__Objective__.
Your task is to copy the listing exactly, with the pictures left out.
— START Information shown —
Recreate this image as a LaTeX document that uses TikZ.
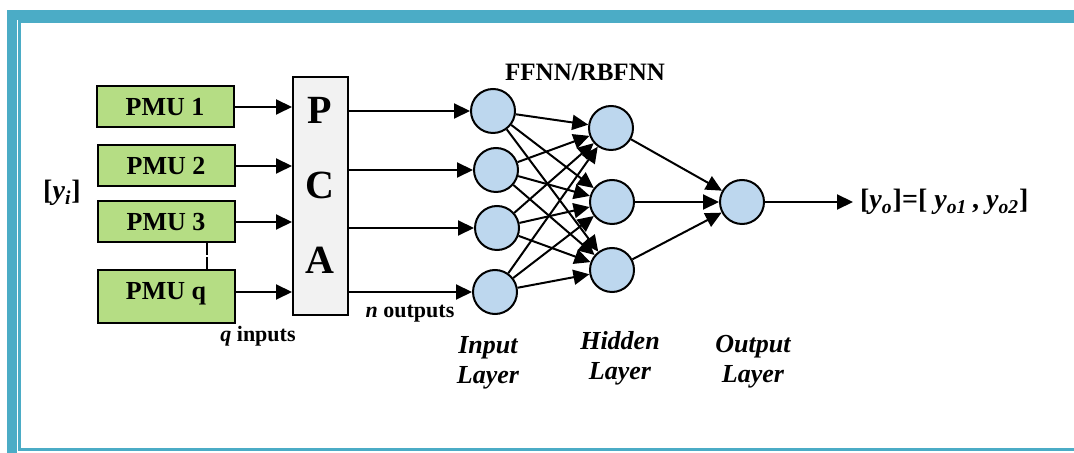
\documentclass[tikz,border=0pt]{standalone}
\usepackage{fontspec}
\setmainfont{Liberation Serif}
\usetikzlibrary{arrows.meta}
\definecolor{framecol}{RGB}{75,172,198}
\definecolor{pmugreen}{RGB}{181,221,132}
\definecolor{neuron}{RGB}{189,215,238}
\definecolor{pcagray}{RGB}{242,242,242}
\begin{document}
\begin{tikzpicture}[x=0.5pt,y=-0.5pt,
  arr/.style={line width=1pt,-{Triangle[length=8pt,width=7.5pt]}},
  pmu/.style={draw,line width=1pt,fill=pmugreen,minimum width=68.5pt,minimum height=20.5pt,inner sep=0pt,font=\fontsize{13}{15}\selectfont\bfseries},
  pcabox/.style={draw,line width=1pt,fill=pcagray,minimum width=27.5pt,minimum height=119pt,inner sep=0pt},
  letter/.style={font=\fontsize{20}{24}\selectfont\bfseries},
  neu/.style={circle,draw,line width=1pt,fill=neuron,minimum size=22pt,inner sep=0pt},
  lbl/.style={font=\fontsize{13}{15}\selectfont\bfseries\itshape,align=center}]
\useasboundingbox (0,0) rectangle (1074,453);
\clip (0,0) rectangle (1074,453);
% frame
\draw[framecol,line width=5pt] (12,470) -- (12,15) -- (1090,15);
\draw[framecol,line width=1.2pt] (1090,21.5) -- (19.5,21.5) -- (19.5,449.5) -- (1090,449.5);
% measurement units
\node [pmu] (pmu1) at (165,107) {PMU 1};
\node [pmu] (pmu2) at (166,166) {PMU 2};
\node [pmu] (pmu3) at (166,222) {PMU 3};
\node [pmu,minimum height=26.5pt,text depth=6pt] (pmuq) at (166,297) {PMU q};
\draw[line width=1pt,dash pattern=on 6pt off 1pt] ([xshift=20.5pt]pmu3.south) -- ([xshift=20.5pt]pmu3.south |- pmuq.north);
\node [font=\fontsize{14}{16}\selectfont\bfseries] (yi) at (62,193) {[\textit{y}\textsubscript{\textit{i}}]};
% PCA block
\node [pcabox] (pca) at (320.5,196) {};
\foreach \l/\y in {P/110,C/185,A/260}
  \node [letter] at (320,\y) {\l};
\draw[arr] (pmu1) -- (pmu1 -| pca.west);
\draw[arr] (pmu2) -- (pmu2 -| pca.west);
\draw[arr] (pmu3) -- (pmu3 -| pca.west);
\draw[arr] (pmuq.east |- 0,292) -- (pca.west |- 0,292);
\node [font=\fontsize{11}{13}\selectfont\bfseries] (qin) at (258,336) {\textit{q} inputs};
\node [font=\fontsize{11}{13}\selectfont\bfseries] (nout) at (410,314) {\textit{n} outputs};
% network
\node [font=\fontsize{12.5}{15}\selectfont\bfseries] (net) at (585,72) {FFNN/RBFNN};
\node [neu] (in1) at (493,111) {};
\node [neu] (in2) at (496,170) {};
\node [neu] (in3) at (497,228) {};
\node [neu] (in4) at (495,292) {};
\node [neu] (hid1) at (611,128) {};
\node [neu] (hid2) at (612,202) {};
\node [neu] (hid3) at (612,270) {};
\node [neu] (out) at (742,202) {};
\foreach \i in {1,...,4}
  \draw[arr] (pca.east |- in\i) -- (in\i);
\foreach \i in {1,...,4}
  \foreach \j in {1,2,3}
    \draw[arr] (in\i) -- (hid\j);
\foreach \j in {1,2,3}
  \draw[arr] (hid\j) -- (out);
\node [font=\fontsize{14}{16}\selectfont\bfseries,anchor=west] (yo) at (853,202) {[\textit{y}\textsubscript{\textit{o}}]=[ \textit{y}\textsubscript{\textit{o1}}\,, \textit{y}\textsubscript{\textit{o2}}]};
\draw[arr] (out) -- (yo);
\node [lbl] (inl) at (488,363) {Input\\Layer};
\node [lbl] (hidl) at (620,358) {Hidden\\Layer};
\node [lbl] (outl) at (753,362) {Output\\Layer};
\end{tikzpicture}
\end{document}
— END Information shown —
__Written response__.
Recreate this image as a LaTeX document that uses TikZ.
\documentclass[tikz,border=0pt]{standalone}
\usepackage{fontspec}
\setmainfont{Liberation Serif}
\usetikzlibrary{arrows.meta}
\definecolor{framecol}{RGB}{75,172,198}
\definecolor{pmugreen}{RGB}{181,221,132}
\definecolor{neuron}{RGB}{189,215,238}
\definecolor{pcagray}{RGB}{242,242,242}
\begin{document}
\begin{tikzpicture}[x=0.5pt,y=-0.5pt,
  arr/.style={line width=1pt,-{Triangle[length=8pt,width=7.5pt]}},
  pmu/.style={draw,line width=1pt,fill=pmugreen,minimum width=68.5pt,minimum height=20.5pt,inner sep=0pt,font=\fontsize{13}{15}\selectfont\bfseries},
  pcabox/.style={draw,line width=1pt,fill=pcagray,minimum width=27.5pt,minimum height=119pt,inner sep=0pt},
  letter/.style={font=\fontsize{20}{24}\selectfont\bfseries},
  neu/.style={circle,draw,line width=1pt,fill=neuron,minimum size=22pt,inner sep=0pt},
  lbl/.style={font=\fontsize{13}{15}\selectfont\bfseries\itshape,align=center}]
\useasboundingbox (0,0) rectangle (1074,453);
\clip (0,0) rectangle (1074,453);
% frame
\draw[framecol,line width=5pt] (12,470) -- (12,15) -- (1090,15);
\draw[framecol,line width=1.2pt] (1090,21.5) -- (19.5,21.5) -- (19.5,449.5) -- (1090,449.5);
% measurement units
\node [pmu] (pmu1) at (165,107) {PMU 1};
\node [pmu] (pmu2) at (166,166) {PMU 2};
\node [pmu] (pmu3) at (166,222) {PMU 3};
\node [pmu,minimum height=26.5pt,text depth=6pt] (pmuq) at (166,297) {PMU q};
\draw[line width=1pt,dash pattern=on 6pt off 1pt] ([xshift=20.5pt]pmu3.south) -- ([xshift=20.5pt]pmu3.south |- pmuq.north);
\node [font=\fontsize{14}{16}\selectfont\bfseries] (yi) at (62,193) {[\textit{y}\textsubscript{\textit{i}}]};
% PCA block
\node [pcabox] (pca) at (320.5,196) {};
\foreach \l/\y in {P/110,C/185,A/260}
  \node [letter] at (320,\y) {\l};
\draw[arr] (pmu1) -- (pmu1 -| pca.west);
\draw[arr] (pmu2) -- (pmu2 -| pca.west);
\draw[arr] (pmu3) -- (pmu3 -| pca.west);
\draw[arr] (pmuq.east |- 0,292) -- (pca.west |- 0,292);
\node [font=\fontsize{11}{13}\selectfont\bfseries] (qin) at (258,336) {\textit{q} inputs};
\node [font=\fontsize{11}{13}\selectfont\bfseries] (nout) at (410,314) {\textit{n} outputs};
% network
\node [font=\fontsize{12.5}{15}\selectfont\bfseries] (net) at (585,72) {FFNN/RBFNN};
\node [neu] (in1) at (493,111) {};
\node [neu] (in2) at (496,170) {};
\node [neu] (in3) at (497,228) {};
\node [neu] (in4) at (495,292) {};
\node [neu] (hid1) at (611,128) {};
\node [neu] (hid2) at (612,202) {};
\node [neu] (hid3) at (612,270) {};
\node [neu] (out) at (742,202) {};
\foreach \i in {1,...,4}
  \draw[arr] (pca.east |- in\i) -- (in\i);
\foreach \i in {1,...,4}
  \foreach \j in {1,2,3}
    \draw[arr] (in\i) -- (hid\j);
\foreach \j in {1,2,3}
  \draw[arr] (hid\j) -- (out);
\node [font=\fontsize{14}{16}\selectfont\bfseries,anchor=west] (yo) at (853,202) {[\textit{y}\textsubscript{\textit{o}}]=[ \textit{y}\textsubscript{\textit{o1}}\,, \textit{y}\textsubscript{\textit{o2}}]};
\draw[arr] (out) -- (yo);
\node [lbl] (inl) at (488,363) {Input\\Layer};
\node [lbl] (hidl) at (620,358) {Hidden\\Layer};
\node [lbl] (outl) at (753,362) {Output\\Layer};
\end{tikzpicture}
\end{document}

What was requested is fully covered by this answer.